- Collected data -
+ + +

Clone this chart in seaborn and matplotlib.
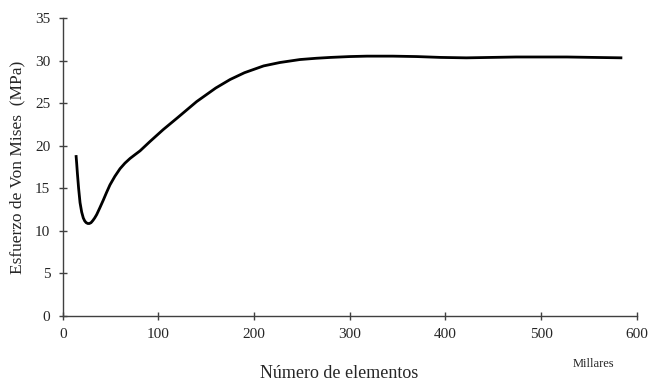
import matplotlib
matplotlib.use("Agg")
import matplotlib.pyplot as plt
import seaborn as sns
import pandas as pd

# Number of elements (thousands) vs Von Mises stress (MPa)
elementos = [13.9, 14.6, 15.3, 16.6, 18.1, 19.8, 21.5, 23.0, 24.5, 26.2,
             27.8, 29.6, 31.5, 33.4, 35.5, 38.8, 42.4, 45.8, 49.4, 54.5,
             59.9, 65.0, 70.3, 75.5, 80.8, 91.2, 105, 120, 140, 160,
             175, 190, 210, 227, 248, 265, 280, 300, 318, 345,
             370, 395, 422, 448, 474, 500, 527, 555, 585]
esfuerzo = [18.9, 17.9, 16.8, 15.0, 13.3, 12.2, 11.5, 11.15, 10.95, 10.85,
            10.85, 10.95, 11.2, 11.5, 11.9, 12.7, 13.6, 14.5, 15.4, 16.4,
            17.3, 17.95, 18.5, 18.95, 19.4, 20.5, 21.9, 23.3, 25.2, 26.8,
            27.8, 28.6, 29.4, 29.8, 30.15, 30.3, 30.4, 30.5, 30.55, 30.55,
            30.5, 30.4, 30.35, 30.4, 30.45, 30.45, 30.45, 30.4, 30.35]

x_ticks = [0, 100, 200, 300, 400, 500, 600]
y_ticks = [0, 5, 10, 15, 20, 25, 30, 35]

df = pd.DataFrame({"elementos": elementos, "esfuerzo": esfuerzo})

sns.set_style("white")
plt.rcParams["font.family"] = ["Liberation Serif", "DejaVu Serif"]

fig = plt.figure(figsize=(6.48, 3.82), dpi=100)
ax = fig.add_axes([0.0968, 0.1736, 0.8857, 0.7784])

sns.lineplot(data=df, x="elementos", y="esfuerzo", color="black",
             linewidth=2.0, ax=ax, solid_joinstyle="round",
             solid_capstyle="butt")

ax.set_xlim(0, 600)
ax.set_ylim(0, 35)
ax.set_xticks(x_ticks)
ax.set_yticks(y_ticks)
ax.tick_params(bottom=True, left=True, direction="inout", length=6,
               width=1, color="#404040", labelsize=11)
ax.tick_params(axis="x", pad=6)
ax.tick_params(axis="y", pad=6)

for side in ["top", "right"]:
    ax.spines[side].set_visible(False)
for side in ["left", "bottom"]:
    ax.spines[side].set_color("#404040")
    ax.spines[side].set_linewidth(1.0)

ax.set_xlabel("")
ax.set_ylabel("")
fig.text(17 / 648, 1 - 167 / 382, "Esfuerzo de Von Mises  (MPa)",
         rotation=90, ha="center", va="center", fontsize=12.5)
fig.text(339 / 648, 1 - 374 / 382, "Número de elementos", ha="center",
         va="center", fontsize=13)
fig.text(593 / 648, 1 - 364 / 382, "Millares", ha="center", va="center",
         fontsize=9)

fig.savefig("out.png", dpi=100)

+ + +

- Your task -
The data should be printed again unchanged; leave its pictures out.

- Output below -
Clone this chart in seaborn and matplotlib.
import matplotlib
matplotlib.use("Agg")
import matplotlib.pyplot as plt
import seaborn as sns
import pandas as pd

# Number of elements (thousands) vs Von Mises stress (MPa)
elementos = [13.9, 14.6, 15.3, 16.6, 18.1, 19.8, 21.5, 23.0, 24.5, 26.2,
             27.8, 29.6, 31.5, 33.4, 35.5, 38.8, 42.4, 45.8, 49.4, 54.5,
             59.9, 65.0, 70.3, 75.5, 80.8, 91.2, 105, 120, 140, 160,
             175, 190, 210, 227, 248, 265, 280, 300, 318, 345,
             370, 395, 422, 448, 474, 500, 527, 555, 585]
esfuerzo = [18.9, 17.9, 16.8, 15.0, 13.3, 12.2, 11.5, 11.15, 10.95, 10.85,
            10.85, 10.95, 11.2, 11.5, 11.9, 12.7, 13.6, 14.5, 15.4, 16.4,
            17.3, 17.95, 18.5, 18.95, 19.4, 20.5, 21.9, 23.3, 25.2, 26.8,
            27.8, 28.6, 29.4, 29.8, 30.15, 30.3, 30.4, 30.5, 30.55, 30.55,
            30.5, 30.4, 30.35, 30.4, 30.45, 30.45, 30.45, 30.4, 30.35]

x_ticks = [0, 100, 200, 300, 400, 500, 600]
y_ticks = [0, 5, 10, 15, 20, 25, 30, 35]

df = pd.DataFrame({"elementos": elementos, "esfuerzo": esfuerzo})

sns.set_style("white")
plt.rcParams["font.family"] = ["Liberation Serif", "DejaVu Serif"]

fig = plt.figure(figsize=(6.48, 3.82), dpi=100)
ax = fig.add_axes([0.0968, 0.1736, 0.8857, 0.7784])

sns.lineplot(data=df, x="elementos", y="esfuerzo", color="black",
             linewidth=2.0, ax=ax, solid_joinstyle="round",
             solid_capstyle="butt")

ax.set_xlim(0, 600)
ax.set_ylim(0, 35)
ax.set_xticks(x_ticks)
ax.set_yticks(y_ticks)
ax.tick_params(bottom=True, left=True, direction="inout", length=6,
               width=1, color="#404040", labelsize=11)
ax.tick_params(axis="x", pad=6)
ax.tick_params(axis="y", pad=6)

for side in ["top", "right"]:
    ax.spines[side].set_visible(False)
for side in ["left", "bottom"]:
    ax.spines[side].set_color("#404040")
    ax.spines[side].set_linewidth(1.0)

ax.set_xlabel("")
ax.set_ylabel("")
fig.text(17 / 648, 1 - 167 / 382, "Esfuerzo de Von Mises  (MPa)",
         rotation=90, ha="center", va="center", fontsize=12.5)
fig.text(339 / 648, 1 - 374 / 382, "Número de elementos", ha="center",
         va="center", fontsize=13)
fig.text(593 / 648, 1 - 364 / 382, "Millares", ha="center", va="center",
         fontsize=9)

fig.savefig("out.png", dpi=100)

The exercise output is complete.